Farley continued: “We’re not trying to invent a new reality for Ford” but emphasizing and communicating internally “what Ford feels like on a good day.”

Sarah Tatchio, manager of global integrated communications for Ford, explained that the goal is to make “Go Further” important to Ford employees — “not ‘something else I have to do’ but really who we are, and giving a voice to it. Like, ‘I’m going further when I make a certain decision’ or ‘do something for this customer.’ It’s a slightly different framework for thinking about things.”

Steinmetz said that to effect a significant return on investment and boost profitability, internal-branding programs “can’t just be a re-launch of an advertising initiative inside the company.

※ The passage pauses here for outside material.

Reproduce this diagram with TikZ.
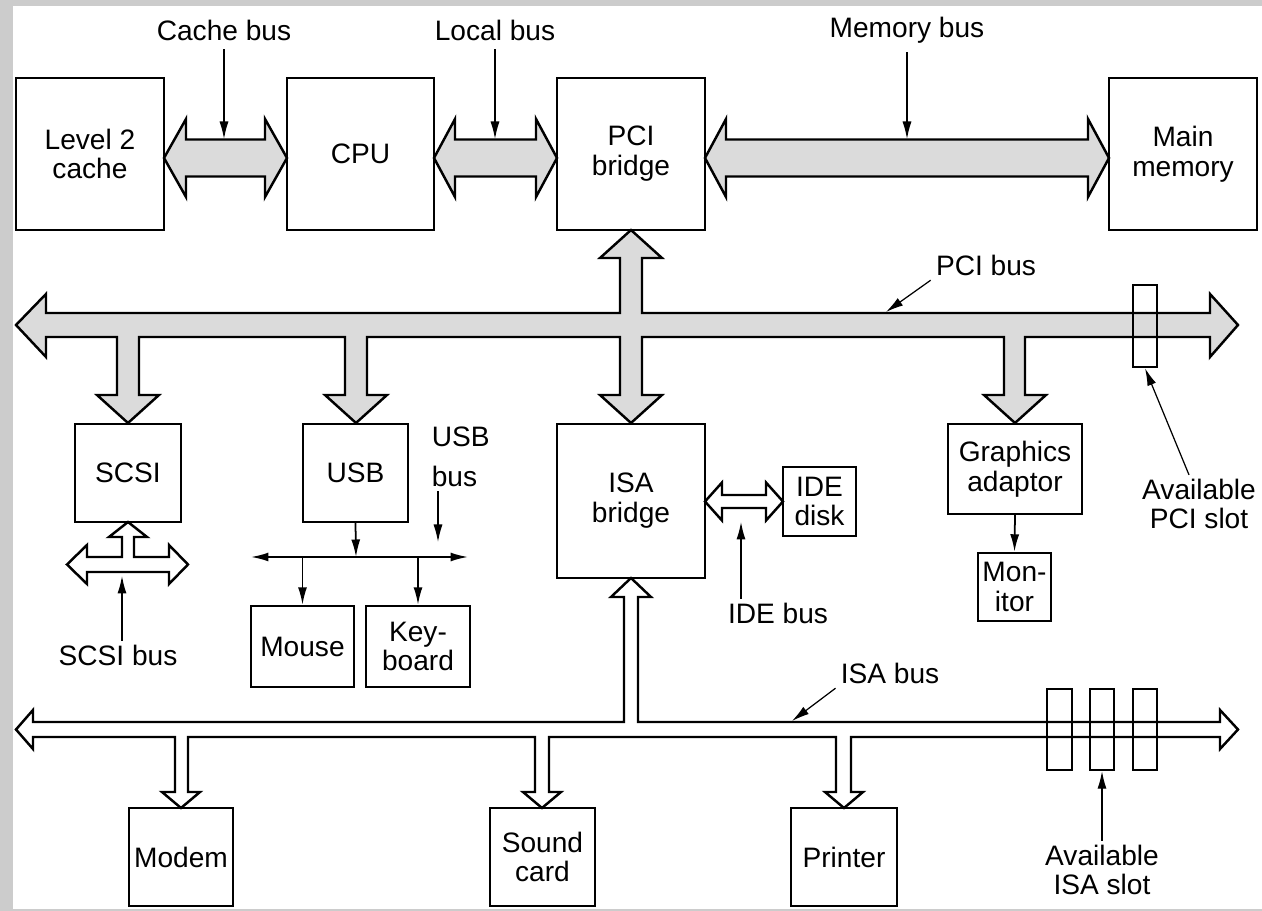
\documentclass[tikz,border=0pt]{standalone}
\usepackage{fontspec}
\setmainfont{Liberation Sans}
\usetikzlibrary{arrows.meta}

% fat bus with a head at both ends: style, left tip x, right tip x, y, half shaft, half head, head length
\newcommand{\hbusarrow}[7]{%
  \draw[#1] (#2,#4) -- ({#2+#7},{#4-#6}) -- ({#2+#7},{#4-#5}) -- ({#3-#7},{#4-#5})
    -- ({#3-#7},{#4-#6}) -- (#3,#4) -- ({#3-#7},{#4+#6}) -- ({#3-#7},{#4+#5})
    -- ({#2+#7},{#4+#5}) -- ({#2+#7},{#4+#6}) -- cycle;}

\begin{document}
\begin{tikzpicture}[
    x=0.02cm, y=-0.02cm,
    box/.style={draw, line width=1.4pt, align=center, inner sep=2pt,
                font=\fontsize{16}{17}\selectfont},
    lbl/.style={align=center, inner sep=2pt, font=\fontsize{16}{17}\selectfont},
    fatbus/.style={draw, line width=1.4pt, fill=gray!28, line join=miter},
    thinbus/.style={draw, line width=1.4pt, fill=white, line join=miter},
    slot/.style={draw, line width=1.4pt, inner sep=0pt, minimum width=0.49cm},
    pointer/.style={-{Latex[length=3.5mm,width=1.8mm]}, line width=0.7pt},
    link/.style={-{Latex[length=3.5mm,width=1.8mm]}, line width=1pt}
]
\useasboundingbox (0,0) rectangle (1262,911);
\fill[gray!40] (0,0) rectangle (1262,911);
\fill[white] (13,6) rectangle (1262,909);

% top row
\node[box, minimum width=2.96cm, minimum height=3.04cm] (cache) at (90,154) {Level 2\\cache};
\node[box, minimum width=2.94cm, minimum height=3.04cm] (cpu) at (360.5,154) {CPU};
\node[box, minimum width=2.96cm, minimum height=3.04cm] (pcibr) at (631,154) {PCI\\bridge};
\node[box, minimum width=2.96cm, minimum height=3.04cm] (mem) at (1183,154) {Main\\memory};

\hbusarrow{fatbus}{164}{287}{158}{18.5}{39}{22}
\hbusarrow{fatbus}{434}{557}{158}{18.5}{39}{21}
\hbusarrow{fatbus}{705}{1109}{158}{18.5}{39}{21}

\node[lbl] (cachelbl) at (224,30) {Cache bus};
\node[lbl] (locallbl) at (495,30) {Local bus};
\node[lbl] (memlbl) at (907,30) {Memory bus};
\coordinate (cachetip) at (224,139);
\coordinate (localtip) at (495,139);
\coordinate (memtip) at (907,139);
\draw[pointer, shorten <=3pt] (cachelbl.south) -- (cachetip);
\draw[pointer, shorten <=3pt] (locallbl.south) -- (localtip);
\draw[pointer, shorten <=3pt] (memlbl.south) -- (memtip);

% PCI bus
\draw[fatbus] (16,325) -- (46,294) -- (46,313) -- (620,313) -- (620,258) -- (600,258)
  -- (631,230) -- (662,258) -- (642,258) -- (642,313) -- (1210,313) -- (1210,294)
  -- (1238,325) -- (1210,357) -- (1210,337) -- (1025,337) -- (1025,395) -- (1046,395)
  -- (1015,423) -- (984,395) -- (1004,395) -- (1004,337) -- (642,337) -- (642,395)
  -- (662,395) -- (631,423) -- (600,395) -- (620,395) -- (620,337) -- (367,337)
  -- (367,395) -- (387,395) -- (356,423) -- (325,395) -- (345,395) -- (345,337)
  -- (139,337) -- (139,395) -- (159,395) -- (128,423) -- (97,395) -- (117,395)
  -- (117,337) -- (46,337) -- (46,357) -- cycle;
\node[slot, minimum height=1.64cm] (pcislot) at (1145,326) {};
\node[lbl] (pcilbl) at (986,265) {PCI bus};
\coordinate (pcitip) at (886,312);
\draw[pointer, shorten <=1pt] (pcilbl.south west) -- (pcitip);
\node[lbl] (pcislotlbl) at (1199,504) {Available\\PCI slot};
\draw[pointer] ([xshift=-0.2cm]pcislotlbl.north) -- (pcislot.south);

% devices on the PCI bus
\node[box, minimum width=2.12cm, minimum height=1.96cm] (scsi) at (128,473) {SCSI};
\node[box, minimum width=2.1cm, minimum height=1.96cm] (usb) at (355.5,473) {USB};
\node[box, minimum width=2.96cm, minimum height=3.08cm] (isabr) at (631,501) {ISA\\bridge};
\node[box, minimum width=2.68cm, minimum height=1.8cm] (gfx) at (1015,469) {Graphics\\adaptor};
\node[box, minimum width=1.46cm, minimum height=1.36cm] (mon) at (1014.5,587) {Mon-\\itor};
\draw[link] (gfx.south) -- (mon.north);

% SCSI bus
\draw[thinbus] (67,564.5) -- (87,545) -- (87,557) -- (122,557) -- (122,537) -- (109,537)
  -- (128,522) -- (147,537) -- (134,537) -- (134,557) -- (169,557) -- (169,545)
  -- (188,564.5) -- (169,584) -- (169,572) -- (87,572) -- (87,584) -- cycle;
\node[lbl] (scsilbl) at (118,655) {SCSI bus};
\coordinate (scsitip) at (122,576);
\draw[pointer] (scsilbl.north -| scsitip) -- (scsitip);

% USB bus
\node[box, minimum width=2.06cm, minimum height=1.62cm] (mouse) at (302.5,646.5) {Mouse};
\node[box, minimum width=2.08cm, minimum height=1.62cm] (kbd) at (418,646.5) {Key-\\board};
\coordinate (usbl) at (251,557);
\coordinate (usbr) at (468,557);
\coordinate (usbhub) at (356,557);
\draw[line width=1pt, {Latex[length=3.5mm,width=1.8mm]}-{Latex[length=3.5mm,width=1.8mm]}] (usbl) -- (usbr);
\draw[link] (usb.south) -- (usbhub);
\draw[link] (mouse.north |- usbl) -- (mouse.north);
\draw[link] (kbd.north |- usbl) -- (kbd.north);
\node[lbl, align=left, anchor=west] (usblbl) at (428,457) {USB\\[6pt]bus};
\coordinate (usbtip) at (438,542);
\draw[pointer] (usblbl.south -| usbtip) -- (usbtip);

% IDE bus
\node[box, minimum width=1.46cm, minimum height=1.38cm] (ide) at (819.5,501.5) {IDE\\disk};
\hbusarrow{thinbus}{705}{783}{501.5}{6.5}{19}{17}
\node[lbl] (idelbl) at (778,613) {IDE bus};
\coordinate (idetip) at (741,522);
\draw[pointer] (idelbl.north -| idetip) -- (idetip);

% ISA bus
\draw[thinbus] (16,729.5) -- (33,710) -- (33,722) -- (624,722) -- (624,597) -- (611,597)
  -- (631,578) -- (651,597) -- (638,597) -- (638,722) -- (1220,722) -- (1220,710)
  -- (1238,729.5) -- (1220,749) -- (1220,737) -- (851,737) -- (851,792) -- (863,792)
  -- (844,808) -- (825,792) -- (836,792) -- (836,737) -- (549,737) -- (549,792)
  -- (561,792) -- (542,808) -- (523,792) -- (535,792) -- (535,737) -- (188,737)
  -- (188,792) -- (200,792) -- (181,808) -- (162,792) -- (175,792) -- (175,737)
  -- (33,737) -- (33,749) -- cycle;
\node[slot, minimum height=1.62cm] (isaslota) at (1059.5,729.5) {};
\node[slot, minimum height=1.62cm] (isaslotb) at (1102,729.5) {};
\node[slot, minimum height=1.62cm] (isaslotc) at (1145,729.5) {};
\node[lbl] (isalbl) at (890,673) {ISA bus};
\coordinate (isatip) at (792,721);
\draw[pointer, shorten <=1pt] (isalbl.south west) -- (isatip);
\node[lbl] (isaslotlbl) at (1102,870) {Available\\ISA slot};
\draw[pointer] (isaslotlbl.north) -- (isaslotb.south);

% devices on the ISA bus
\node[box, minimum width=2.08cm, minimum height=1.96cm] (modem) at (181,857) {Modem};
\node[box, minimum width=2.1cm, minimum height=1.96cm] (sound) at (542.5,857) {Sound\\card};
\node[box, minimum width=2.12cm, minimum height=1.96cm] (printer) at (844,857) {Printer};
\end{tikzpicture}
\end{document}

To succeed, he said, programs such as “Go Further” must begin by making sure every constituency in the company is fully apprised of the common platform and expectations about it; then break it down to help individual employees understand what it means for them in their roles; then obtain commitments from employees and begin measuring behaviors that will indicate the internal branding effort is taking hold; and, finally, seriously recognize and reward the desired behaviors.

Tatchio said Ford is following a game plan similar to this. An added important element for Ford is that “Go Further” has become its global rallying cry, so the internal-branding campaign has to be translatable across the company’s operations worldwide.

In Ford’s case, Tatchio said that “after three months, we have numbers [demonstrating effectiveness] that are stronger than the same period after which we introduced ‘One Ford.’

“Our culture has changed so dramatically over the last five years,” she said, “that it really laid the groundwork to introduced something like this more quickly. This wouldn’t work at a lot of companies.”